## Aim
Pull out every line with the word "chart".

## BEGIN Data shown

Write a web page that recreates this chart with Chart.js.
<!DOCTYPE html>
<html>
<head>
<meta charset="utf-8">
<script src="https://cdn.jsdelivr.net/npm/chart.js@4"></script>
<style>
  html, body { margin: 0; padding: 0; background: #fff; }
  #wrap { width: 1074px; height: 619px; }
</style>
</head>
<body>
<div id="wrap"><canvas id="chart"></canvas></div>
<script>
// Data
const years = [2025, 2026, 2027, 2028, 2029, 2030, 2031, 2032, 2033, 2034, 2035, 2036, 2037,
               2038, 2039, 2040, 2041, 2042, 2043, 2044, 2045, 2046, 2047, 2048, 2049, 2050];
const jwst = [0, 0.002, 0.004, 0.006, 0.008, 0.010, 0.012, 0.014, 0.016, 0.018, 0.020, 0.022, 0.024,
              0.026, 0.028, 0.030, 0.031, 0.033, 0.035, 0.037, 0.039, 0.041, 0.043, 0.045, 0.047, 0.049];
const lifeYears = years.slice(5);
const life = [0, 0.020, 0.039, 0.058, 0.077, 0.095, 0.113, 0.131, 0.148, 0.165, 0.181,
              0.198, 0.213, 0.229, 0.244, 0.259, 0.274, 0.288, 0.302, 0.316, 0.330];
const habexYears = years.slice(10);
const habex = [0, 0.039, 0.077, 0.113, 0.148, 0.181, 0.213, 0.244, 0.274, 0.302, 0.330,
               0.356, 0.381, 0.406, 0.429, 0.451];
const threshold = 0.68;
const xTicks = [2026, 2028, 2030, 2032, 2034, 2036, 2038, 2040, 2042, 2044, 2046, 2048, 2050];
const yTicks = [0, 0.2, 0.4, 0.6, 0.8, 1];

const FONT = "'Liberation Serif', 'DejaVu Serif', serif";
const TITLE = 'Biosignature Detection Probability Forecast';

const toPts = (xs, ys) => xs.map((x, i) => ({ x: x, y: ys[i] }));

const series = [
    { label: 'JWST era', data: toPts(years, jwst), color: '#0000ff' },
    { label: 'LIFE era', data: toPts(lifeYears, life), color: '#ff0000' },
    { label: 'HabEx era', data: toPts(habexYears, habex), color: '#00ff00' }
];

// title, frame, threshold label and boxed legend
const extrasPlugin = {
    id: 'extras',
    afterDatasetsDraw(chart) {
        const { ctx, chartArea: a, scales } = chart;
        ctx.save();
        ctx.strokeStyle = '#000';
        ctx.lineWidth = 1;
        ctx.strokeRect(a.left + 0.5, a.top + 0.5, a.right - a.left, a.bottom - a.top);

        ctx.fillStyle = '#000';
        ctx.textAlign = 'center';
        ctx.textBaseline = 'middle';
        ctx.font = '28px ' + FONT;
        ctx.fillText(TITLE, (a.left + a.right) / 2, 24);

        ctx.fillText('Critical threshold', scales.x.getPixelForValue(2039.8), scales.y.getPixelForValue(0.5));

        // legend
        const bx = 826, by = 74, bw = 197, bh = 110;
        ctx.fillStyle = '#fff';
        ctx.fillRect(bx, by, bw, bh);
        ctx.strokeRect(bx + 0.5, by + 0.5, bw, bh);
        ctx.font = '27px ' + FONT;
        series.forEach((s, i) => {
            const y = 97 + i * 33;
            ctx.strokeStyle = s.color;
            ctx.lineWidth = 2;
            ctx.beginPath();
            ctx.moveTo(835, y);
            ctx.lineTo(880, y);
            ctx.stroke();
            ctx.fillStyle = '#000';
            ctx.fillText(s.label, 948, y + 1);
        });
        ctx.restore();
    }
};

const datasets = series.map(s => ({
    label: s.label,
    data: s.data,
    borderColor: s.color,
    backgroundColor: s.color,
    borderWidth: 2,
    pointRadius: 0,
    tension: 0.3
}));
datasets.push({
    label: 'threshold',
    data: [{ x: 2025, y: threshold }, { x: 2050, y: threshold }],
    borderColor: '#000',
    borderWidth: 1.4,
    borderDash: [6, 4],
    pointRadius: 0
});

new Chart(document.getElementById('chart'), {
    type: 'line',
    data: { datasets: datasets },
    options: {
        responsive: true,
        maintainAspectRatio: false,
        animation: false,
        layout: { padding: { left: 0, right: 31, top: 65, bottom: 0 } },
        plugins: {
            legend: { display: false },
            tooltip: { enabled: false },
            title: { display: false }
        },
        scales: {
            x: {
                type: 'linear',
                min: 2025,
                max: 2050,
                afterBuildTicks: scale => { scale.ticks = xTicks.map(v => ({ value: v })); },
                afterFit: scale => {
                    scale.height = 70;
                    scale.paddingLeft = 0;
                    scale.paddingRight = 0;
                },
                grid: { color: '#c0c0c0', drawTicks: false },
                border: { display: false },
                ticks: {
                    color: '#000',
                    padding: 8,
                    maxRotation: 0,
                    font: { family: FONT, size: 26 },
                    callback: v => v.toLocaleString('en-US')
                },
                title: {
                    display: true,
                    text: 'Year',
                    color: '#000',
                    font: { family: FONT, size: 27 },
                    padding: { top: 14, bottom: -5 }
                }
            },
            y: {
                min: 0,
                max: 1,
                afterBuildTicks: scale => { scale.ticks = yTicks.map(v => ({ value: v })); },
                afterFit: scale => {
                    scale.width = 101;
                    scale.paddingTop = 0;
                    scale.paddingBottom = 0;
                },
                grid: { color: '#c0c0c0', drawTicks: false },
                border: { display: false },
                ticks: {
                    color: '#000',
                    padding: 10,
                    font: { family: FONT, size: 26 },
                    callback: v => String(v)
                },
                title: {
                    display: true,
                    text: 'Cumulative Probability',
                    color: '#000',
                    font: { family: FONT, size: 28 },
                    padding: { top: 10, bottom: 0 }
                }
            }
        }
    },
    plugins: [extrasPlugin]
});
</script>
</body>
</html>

## END Data shown

## Exercise output
Write a web page that recreates this chart with Chart.js.
<script src="https://cdn.jsdelivr.net/npm/chart.js@4"></script>
<div id="wrap"><canvas id="chart"></canvas></div>
    afterDatasetsDraw(chart) {
        const { ctx, chartArea: a, scales } = chart;
new Chart(document.getElementById('chart'), {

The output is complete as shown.